Given data.
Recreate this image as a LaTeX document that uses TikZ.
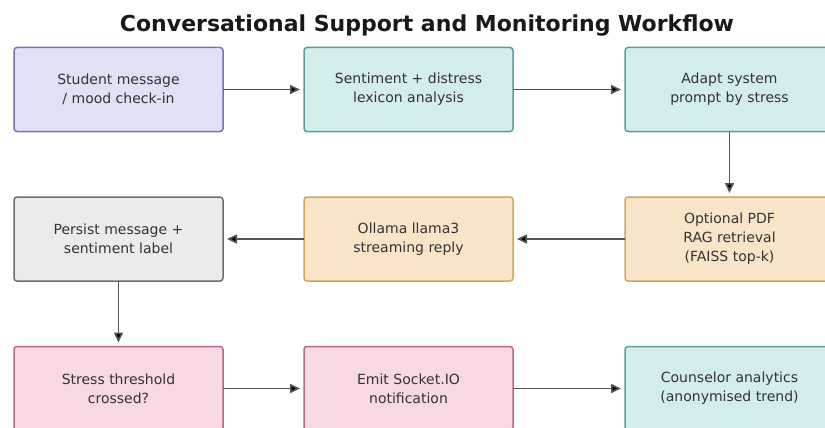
\documentclass[tikz,border=0pt]{standalone}
\usepackage{fontspec}
\setmainfont{DejaVu Sans}
\usetikzlibrary{positioning,arrows.meta}

\definecolor{lavfill}{HTML}{E1E1F5}
\definecolor{lavline}{HTML}{7B72B3}
\definecolor{tealfill}{HTML}{D3ECEC}
\definecolor{tealline}{HTML}{5C9C9E}
\definecolor{orgfill}{HTML}{F8E5C8}
\definecolor{orgline}{HTML}{D2A462}
\definecolor{grayfill}{HTML}{EBEBEB}
\definecolor{grayline}{HTML}{6E6E6E}
\definecolor{pinkfill}{HTML}{F8D8E3}
\definecolor{pinkline}{HTML}{B8668A}
\definecolor{arrowgray}{HTML}{555555}
\definecolor{txtgray}{HTML}{333333}

\begin{document}
\begin{tikzpicture}[x=1pt,y=-1pt,
  box/.style={rectangle,rounded corners=3pt,line width=1.5pt,minimum width=209pt,minimum height=84pt,
    inner sep=0pt,outer sep=0pt,align=center,text=txtgray,font=\fontsize{14}{19}\selectfont},
  inbox/.style={box,fill=lavfill,draw=lavline},
  procbox/.style={box,fill=tealfill,draw=tealline},
  llmbox/.style={box,fill=orgfill,draw=orgline},
  storebox/.style={box,fill=grayfill,draw=grayline},
  alertbox/.style={box,fill=pinkfill,draw=pinkline},
  flow/.style={->,>={Triangle[length=10pt,width=9pt]},line width=1.6pt,draw=arrowgray,shorten >=4pt}]
\useasboundingbox (0,0) rectangle (825,428);
\node[font=\fontsize{22}{26}\selectfont\bfseries,text=black!90] (title) at (427,26) {Conversational Support and Monitoring Workflow};

\node[inbox] (student) at (118.5,89.5) {Student message\\/ mood check-in};
\node[procbox] (sentiment) [right=81pt of student] {Sentiment + distress\\lexicon analysis};
\node[procbox] (adapt) [right=112pt of sentiment] {Adapt system\\prompt by stress};
\node[llmbox] (rag) [below=65.5pt of adapt] {Optional PDF\\RAG retrieval\\(FAISS top-k)};
\node[llmbox] (ollama) [left=112pt of rag] {Ollama llama3\\streaming reply};
\node[storebox] (persist) [left=81pt of ollama] {Persist message +\\sentiment label};
\node[alertbox] (threshold) [below=65.5pt of persist] {Stress threshold\\crossed?};
\node[alertbox] (emit) [right=81pt of threshold] {Emit Socket.IO\\notification};
\node[procbox] (counsel) [right=112pt of emit] {Counselor analytics\\(anonymised trend)};

\path[flow] (student) edge (sentiment)
(sentiment) edge (adapt)
(adapt) edge (rag)
(rag) edge (ollama)
(ollama) edge (persist)
(persist) edge (threshold)
(threshold) edge (emit)
(emit) edge (counsel);
\end{tikzpicture}
\end{document}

Problem statement. Write the listing above out again exactly, dropping each image.

Task output.
Recreate this image as a LaTeX document that uses TikZ.
\documentclass[tikz,border=0pt]{standalone}
\usepackage{fontspec}
\setmainfont{DejaVu Sans}
\usetikzlibrary{positioning,arrows.meta}

\definecolor{lavfill}{HTML}{E1E1F5}
\definecolor{lavline}{HTML}{7B72B3}
\definecolor{tealfill}{HTML}{D3ECEC}
\definecolor{tealline}{HTML}{5C9C9E}
\definecolor{orgfill}{HTML}{F8E5C8}
\definecolor{orgline}{HTML}{D2A462}
\definecolor{grayfill}{HTML}{EBEBEB}
\definecolor{grayline}{HTML}{6E6E6E}
\definecolor{pinkfill}{HTML}{F8D8E3}
\definecolor{pinkline}{HTML}{B8668A}
\definecolor{arrowgray}{HTML}{555555}
\definecolor{txtgray}{HTML}{333333}

\begin{document}
\begin{tikzpicture}[x=1pt,y=-1pt,
  box/.style={rectangle,rounded corners=3pt,line width=1.5pt,minimum width=209pt,minimum height=84pt,
    inner sep=0pt,outer sep=0pt,align=center,text=txtgray,font=\fontsize{14}{19}\selectfont},
  inbox/.style={box,fill=lavfill,draw=lavline},
  procbox/.style={box,fill=tealfill,draw=tealline},
  llmbox/.style={box,fill=orgfill,draw=orgline},
  storebox/.style={box,fill=grayfill,draw=grayline},
  alertbox/.style={box,fill=pinkfill,draw=pinkline},
  flow/.style={->,>={Triangle[length=10pt,width=9pt]},line width=1.6pt,draw=arrowgray,shorten >=4pt}]
\useasboundingbox (0,0) rectangle (825,428);
\node[font=\fontsize{22}{26}\selectfont\bfseries,text=black!90] (title) at (427,26) {Conversational Support and Monitoring Workflow};

\node[inbox] (student) at (118.5,89.5) {Student message\\/ mood check-in};
\node[procbox] (sentiment) [right=81pt of student] {Sentiment + distress\\lexicon analysis};
\node[procbox] (adapt) [right=112pt of sentiment] {Adapt system\\prompt by stress};
\node[llmbox] (rag) [below=65.5pt of adapt] {Optional PDF\\RAG retrieval\\(FAISS top-k)};
\node[llmbox] (ollama) [left=112pt of rag] {Ollama llama3\\streaming reply};
\node[storebox] (persist) [left=81pt of ollama] {Persist message +\\sentiment label};
\node[alertbox] (threshold) [below=65.5pt of persist] {Stress threshold\\crossed?};
\node[alertbox] (emit) [right=81pt of threshold] {Emit Socket.IO\\notification};
\node[procbox] (counsel) [right=112pt of emit] {Counselor analytics\\(anonymised trend)};

\path[flow] (student) edge (sentiment)
(sentiment) edge (adapt)
(adapt) edge (rag)
(rag) edge (ollama)
(ollama) edge (persist)
(persist) edge (threshold)
(threshold) edge (emit)
(emit) edge (counsel);
\end{tikzpicture}
\end{document}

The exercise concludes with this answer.